As a result of the increasing ease and speed with which a book can be scanned and repackaged into an e-book format with common technology, the latest installment of the Harry Potter series--along with its four predecessors, movies based on the books and audio versions of the texts--can be obtained as easily as an audio file on file-swapping services such as Kazaa.
That, some predict, could be a harbinger of a nascent Napsterization of the book publishing industry.
"I think that just like MP3s, popular books will become popular downloads as more devices allow people to read with the ease of carrying the real thing," said Wayne Chang, a student at the University of Massachusetts at Amherst and systems administrator for PickATime.com, an online appointment book. "These e-books are made by users, not pros."
Many Web sites provide step-by-step instructions on how to scan books and format them for use with various software, including Microsoft's Reader. Because the books are scanned from printed copies, they evade the copy controls put on e-books that publishers produce and distribute.
Other sites aggregate shared e-books for download, much like the ill-fated Napster and a host of successors have done for audio and video files.
Released June 21, Harry Potter and the Order of the Phoenix is the 5th installment in the British children's book series by author J.K. Rowling. Harry Potter publisher Scholastic sold 5 million copies of the book on the first day of sales and has scheduled a third printing in the United States.
The online traffic in Harry Potter and other e-books comes as the motion picture, software and music industries step up their legal assault on traders of such files. Citing copyright infringement, the industries have.
The publishing industry also has been active in targeting suspected infringers.

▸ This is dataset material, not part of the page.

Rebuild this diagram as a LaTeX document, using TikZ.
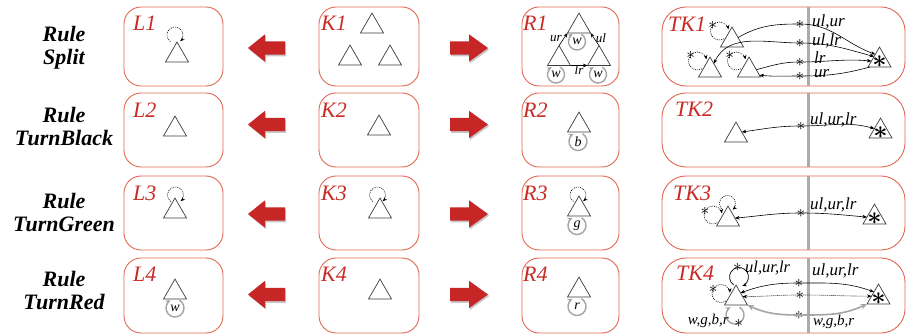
\documentclass[tikz,border=0pt]{standalone}
\usepackage{fontspec}
\setmainfont{Liberation Serif}
\usetikzlibrary{shapes.geometric,arrows.meta}

\definecolor{framered}{RGB}{224,104,82}
\definecolor{labelred}{RGB}{200,44,38}
\definecolor{arrowred}{RGB}{198,38,38}
\definecolor{loopgray}{RGB}{165,165,165}
\definecolor{trigray}{RGB}{60,60,60}
\definecolor{dividergray}{RGB}{172,172,172}

\begin{document}
\begin{tikzpicture}[x=1pt,y=1pt,
  >={Stealth[length=4.5pt,width=3.6pt]},
  frame/.style={draw=framered,line width=0.9pt,rounded corners=17pt},
  tkframe/.style={draw=framered,line width=0.9pt,rounded corners=24pt},
  divider/.style={draw=dividergray,line width=3pt},
  boxlabel/.style={text=labelred,font=\fontsize{22}{22}\selectfont\itshape,anchor=base west,inner sep=0pt},
  rulename/.style={font=\fontsize{22}{23}\selectfont\bfseries\itshape,align=center,inner sep=0pt},
  tri/.style={regular polygon,regular polygon sides=3,draw=trigray,line width=0.7pt,
              minimum size=26.56pt,inner sep=0pt,outer sep=0pt,anchor=side 2},
  bigast/.style={font=\fontsize{24}{24}\selectfont\boldmath,inner sep=0pt},
  ast/.style={font=\fontsize{18}{18}\selectfont,inner sep=0pt},
  edge/.style={draw=black,line width=0.6pt},
  dots/.style={dash pattern=on 1pt off 1pt},
  gedge/.style={draw=loopgray,line width=1.6pt,
                {Stealth[length=6.5pt,width=6pt]}-{Stealth[length=6.5pt,width=6pt]}},
  dloop/.style={draw=black,line width=0.6pt,dots,->},
  sloop/.style={draw=black,line width=0.7pt,->},
  gloop/.style={draw=loopgray,line width=1.4pt,-{Stealth[length=5pt,width=4.5pt]}},
  looplabel/.style={font=\fontsize{14}{14}\selectfont\itshape,inner sep=0pt},
  edgelabel/.style={font=\fontsize{17}{17}\selectfont\itshape,inner sep=0pt,anchor=base west},
  colourlabel/.style={font=\fontsize{15}{15}\selectfont\itshape,inner sep=0pt,anchor=base west},
  smalllabel/.style={font=\fontsize{13}{13}\selectfont\itshape,inner sep=0pt},
  arrowfill/.style={fill=arrowred},
  arrowshadow/.style={fill=black,opacity=0.22},
]
\useasboundingbox (0,0) rectangle (912,-336);
\fill[white] (0,0) rectangle (912,-336);

% ---- rule names -------------------------------------------------------
\node[rulename] (name1) at (64,-48)    {Rule\\Split};
\node[rulename] (name2) at (64,-126.5) {Rule\\TurnBlack};
\node[rulename] (name3) at (64,-212.5) {Rule\\TurnGreen};
\node[rulename] (name4) at (64,-290)   {Rule\\TurnRed};

% ---- frames and dividers -----------------------------------------------
\foreach \tp/\bt in {7/86,93/167,176/250,258/333}{
  \draw[frame] (124,-\tp) rectangle (223,-\bt);
  \draw[frame] (319,-\tp) rectangle (419,-\bt);
  \draw[frame] (522,-\tp) rectangle (619,-\bt);
  \draw[tkframe] (662,-\tp) rectangle (905,-\bt);
  \draw[divider] (808,-\tp) -- (808,-\bt);
}

% ---- frame captions ----------------------------------------------------
\foreach \i/\yb in {1/31,2/118,3/201,4/282}{
  \node[boxlabel] (capL\i) at (133,-\yb) {L\i};
  \node[boxlabel] (capK\i) at (321,-\yb) {K\i};
  \node[boxlabel] (capR\i) at (523,-\yb) {R\i};
}
\node[boxlabel] (capTK1) at (668,-32)  {TK1};
\node[boxlabel] (capTK2) at (675,-117) {TK2};
\node[boxlabel] (capTK3) at (673,-201) {TK3};
\node[boxlabel] (capTK4) at (676,-281) {TK4};

% ---- block arrows between the frames ------------------------------------
\foreach \yc in {48,124.5,214,294.5}{
  \fill[arrowshadow,shift={(1.2,-1.6)}] (248,-\yc) -- ++(17,13.7) -- ++(0,-7) -- ++(20,0)
     -- ++(0,-13.4) -- ++(-20,0) -- ++(0,-7) -- cycle;
  \fill[arrowfill] (248,-\yc) -- ++(17,13.7) -- ++(0,-7) -- ++(20,0)
     -- ++(0,-13.4) -- ++(-20,0) -- ++(0,-7) -- cycle;
  \fill[arrowshadow,shift={(1.2,-1.6)}] (488,-\yc) -- ++(-19,13.7) -- ++(0,-7) -- ++(-19,0)
     -- ++(0,-13.4) -- ++(19,0) -- ++(0,-7) -- cycle;
  \fill[arrowfill] (488,-\yc) -- ++(-19,13.7) -- ++(0,-7) -- ++(-19,0)
     -- ++(0,-13.4) -- ++(19,0) -- ++(0,-7) -- cycle;
}

% ---- L column -----------------------------------------------------------
\node[tri] (L1t) at (177,-62) {};
\coordinate (L1c) at (175,-35);
\draw[dloop] ([shift={(235:8)}]L1c) arc[start angle=235,end angle=-50,radius=8pt];
\node[tri] (L2t) at (175,-136) {};
\node[tri] (L3t) at (175,-218) {};
\coordinate (L3c) at (175.5,-195);
\draw[dloop] ([shift={(235:8)}]L3c) arc[start angle=235,end angle=-50,radius=8pt];
\node[tri] (L4t) at (175,-299) {};
\node[looplabel] (L4w) at (175,-308) {w};
\draw[gloop] ([shift={(60:9)}]L4w.center) arc[start angle=60,end angle=-240,radius=9pt];

% ---- K column -----------------------------------------------------------
\node[tri] (K1a) at (372,-33) {};
\node[tri] (K1b) at (350,-65) {};
\node[tri] (K1c) at (390,-65) {};
\node[tri] (K2t) at (379,-135) {};
\node[tri] (K3t) at (380,-218) {};
\coordinate (K3c) at (377.5,-195);
\draw[dloop] ([shift={(235:8)}]K3c) arc[start angle=235,end angle=-50,radius=8pt];
\node[tri] (K4t) at (380,-299) {};

% ---- R column -----------------------------------------------------------
\node[tri] (R1a) at (579,-33) {};
\node[tri] (R1b) at (559,-65.5) {};
\node[tri] (R1c) at (599,-65.5) {};
\draw[edge,->] (R1b.corner 1) -- (R1a.corner 2);
\draw[edge,->] (R1c.corner 1) -- (R1a.corner 3);
\draw[edge,->] (R1b.corner 3) -- (R1c.corner 2);
\node[smalllabel] (R1ur) at (556,-38.5) {ur};
\node[smalllabel] (R1ul) at (601,-38) {ul};
\node[smalllabel] (R1lr) at (579,-70) {lr};
\node[looplabel] (R1aw) at (577,-41.5) {w};
\draw[gloop] ([shift={(60:8.5)}]R1aw.center) arc[start angle=60,end angle=-240,radius=8.5pt];
\node[looplabel] (R1bw) at (556,-74.5) {w};
\draw[gloop] ([shift={(60:8.5)}]R1bw.center) arc[start angle=60,end angle=-240,radius=8.5pt];
\node[looplabel] (R1cw) at (598,-74.5) {w};
\draw[gloop] ([shift={(60:8.5)}]R1cw.center) arc[start angle=60,end angle=-240,radius=8.5pt];

\node[tri] (R2t) at (579,-132) {};
\node[looplabel] (R2b) at (578,-141.5) {b};
\draw[gloop] ([shift={(60:9)}]R2b.center) arc[start angle=60,end angle=-240,radius=9pt];

\node[tri] (R3t) at (579,-216) {};
\coordinate (R3c) at (578,-195);
\draw[dloop] ([shift={(235:8)}]R3c) arc[start angle=235,end angle=-50,radius=8pt];
\node[looplabel] (R3g) at (577,-225.5) {g};
\draw[gloop] ([shift={(60:9)}]R3g.center) arc[start angle=60,end angle=-240,radius=9pt];

\node[tri] (R4t) at (579,-297) {};
\node[looplabel] (R4r) at (577,-306.5) {r};
\draw[gloop] ([shift={(60:9)}]R4r.center) arc[start angle=60,end angle=-240,radius=9pt];

% ---- TK1 ----------------------------------------------------------------
\node[tri] (A1) at (732,-47) {};
\node[tri] (B1) at (710,-77) {};
\node[tri] (C1) at (749,-77) {};
\node[tri] (T1) at (879.5,-67) {};
\node[bigast] (T1x) at ([yshift=-1.5pt]T1.center) {$\ast$};

\coordinate (A1c) at (719.5,-31);
\draw[dloop] ([shift={(-60:9)}]A1c) arc[start angle=-60,end angle=-350,radius=9pt];
\node[ast] (A1x) at ([shift={(140:9)}]A1c) {$\ast$};
\coordinate (B1c) at (697.5,-61);
\draw[dloop] ([shift={(-60:9)}]B1c) arc[start angle=-60,end angle=-350,radius=9pt];
\node[ast] (B1x) at ([shift={(140:9)}]B1c) {$\ast$};
\coordinate (C1c) at (736.5,-61);
\draw[dloop] ([shift={(-60:9)}]C1c) arc[start angle=-60,end angle=-350,radius=9pt];
\node[ast] (C1x) at ([shift={(140:9)}]C1c) {$\ast$};

\node[ast] (s11) at (800,-24) {$\ast$};
\node[ast] (s12) at (800,-43) {$\ast$};
\node[ast] (s13) at (800,-62) {$\ast$};
\node[ast] (s14) at (800,-76) {$\ast$};
\draw[edge,->]  (A1.25) to[out=30,in=180] (s11.center) to[out=0,in=160] (T1.125);
\draw[edge,<->] (B1.60) to[out=65,in=180] (s12.center) to[out=0,in=165] (T1.145);
\draw[edge,->]  (C1.5) to[out=15,in=180] (s13.center) to[out=0,in=175] (T1.185);
\draw[edge,->]  (T1.215) to[out=195,in=0] (s14.center) to[out=180,in=-5] (C1.-25);
\node[edgelabel] (t11) at (812,-27) {ul,ur};
\node[edgelabel] (t12) at (812,-46) {ul,lr};
\node[edgelabel] (t13) at (814,-64) {lr};
\node[edgelabel] (t14) at (814,-78) {ur};

% ---- TK2 ----------------------------------------------------------------
\node[tri] (P2) at (736,-142) {};
\node[tri] (T2) at (880.5,-138) {};
\node[bigast] (T2x) at ([yshift=-1.5pt]T2.center) {$\ast$};
\node[ast] (s2) at (801,-126) {$\ast$};
\draw[edge,<->] (P2.30) to[out=8,in=180] (s2.center) to[out=0,in=165] (T2.155);
\node[edgelabel] (t2) at (810,-125) {ul,ur,lr};

% ---- TK3 ----------------------------------------------------------------
\node[tri] (P3) at (728,-226) {};
\node[tri] (T3) at (874.5,-224) {};
\node[bigast] (T3x) at ([yshift=-1.5pt]T3.center) {$\ast$};
\coordinate (P3top) at (727.5,-203.5);
\draw[dloop] ([shift={(235:8)}]P3top) arc[start angle=235,end angle=-50,radius=8pt];
\coordinate (P3c) at (713,-215);
\draw[dloop] ([shift={(-60:9)}]P3c) arc[start angle=-60,end angle=-350,radius=9pt];
\node[ast] (P3x) at ([shift={(155:9)}]P3c) {$\ast$};
\node[ast] (s3) at (801,-213) {$\ast$};
\draw[edge,<->] (P3.10) to[out=5,in=180] (s3.center) to[out=0,in=175] (T3.178);
\node[edgelabel] (t3) at (810,-210) {ul,ur,lr};

% ---- TK4 ----------------------------------------------------------------
\node[tri] (P4) at (736,-305) {};
\node[tri] (T4) at (878.5,-304) {};
\node[bigast] (T4x) at ([yshift=-1.5pt]T4.center) {$\ast$};
\coordinate (P4top) at (739,-277);
\draw[sloop] ([shift={(235:9.5)}]P4top) arc[start angle=235,end angle=-70,radius=9.5pt];
\node[ast] (P4tx) at ([shift={(100:9.5)}]P4top) {$\ast$};
\node[edgelabel,font=\fontsize{16.5}{16.5}\selectfont\itshape] (t43) at (745,-273) {ul,ur,lr};
\coordinate (P4c) at (721,-293.5);
\draw[dloop] ([shift={(-55:9)}]P4c) arc[start angle=-55,end angle=-355,radius=9pt];
\node[ast] (P4cx) at ([shift={(150:9)}]P4c) {$\ast$};
\coordinate (P4bot) at (735,-315);
\draw[gloop] ([shift={(60:9)}]P4bot) arc[start angle=60,end angle=-240,radius=9pt];
\node[ast] (P4bx) at ([shift={(-65:9)}]P4bot) {$\ast$};
\node[colourlabel,anchor=base east] (t44) at (729,-324) {w,g,b,r};

\node[ast] (s41) at (799,-283) {$\ast$};
\node[ast] (s42) at (800,-295) {$\ast$};
\node[ast] (s43) at (799,-315) {$\ast$};
\draw[edge,<->] (P4.50) to[out=20,in=180] (s41.center) to[out=0,in=160] (T4.130);
\draw[edge,dots,<->] (P4.15) to[out=0,in=180] (s42.center) to[out=0,in=180] (T4.170);
\draw[gedge] (P4.corner 3) to[out=-25,in=180] (s43.center) to[out=0,in=-155] (T4.corner 2);
\node[edgelabel] (t41) at (812,-276) {ul,ur,lr};
\node[colourlabel] (t42) at (813,-326) {w,g,b,r};
\end{tikzpicture}
\end{document}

Earlier this month the Association of American Publishers, a trade association whose members include Scholastic and software publishers including Microsoft and Adobe, said it had participated in raids on Malaysian photocopy shops. Authorities seized copy machines and more than 200 copies of allegedly pirated textbooks.
The association also says it has used provisions of the Digital Millennium Copyright Act to compel sites to remove copyrighted works.
So is the trade in bootleg books the next Napster?
Not until people become more accustomed to reading books on PCs, say traders and industry associations.
"With published books, most are released in hardcopy print first," noted Allan Adler, vice president for legal and government affairs for the AAP. "File sharing requires conversion through scanning, and just as consumers have not indicated that they are wildly accepting of e-readers, it's not clear that most readers would find unauthorized scanned works downloaded online to be a preferable form for them."
Adler pointed out that e-books have yet to become popular with consumers because of issues such as incompatible formats, short battery life and hard-to-read screens. Given these obstacles, Adler said, "it's not clear we're going to have the same kinds of problems" that the recording and software publishers have experienced.
Even Chang, now on page 66 of his downloaded copy of Harry Potter and the Order of the Phoenix, agrees that e-books have a long way to go before the file-sharing networks attract the full attention and wrath of book publishers.
Chang added that he is not worried about the book equivalent of the Recording Industry Association of America.
"Not unless some wonderful technology comes along that can replicate holding the book in your hands with that snuggly feeling," he said.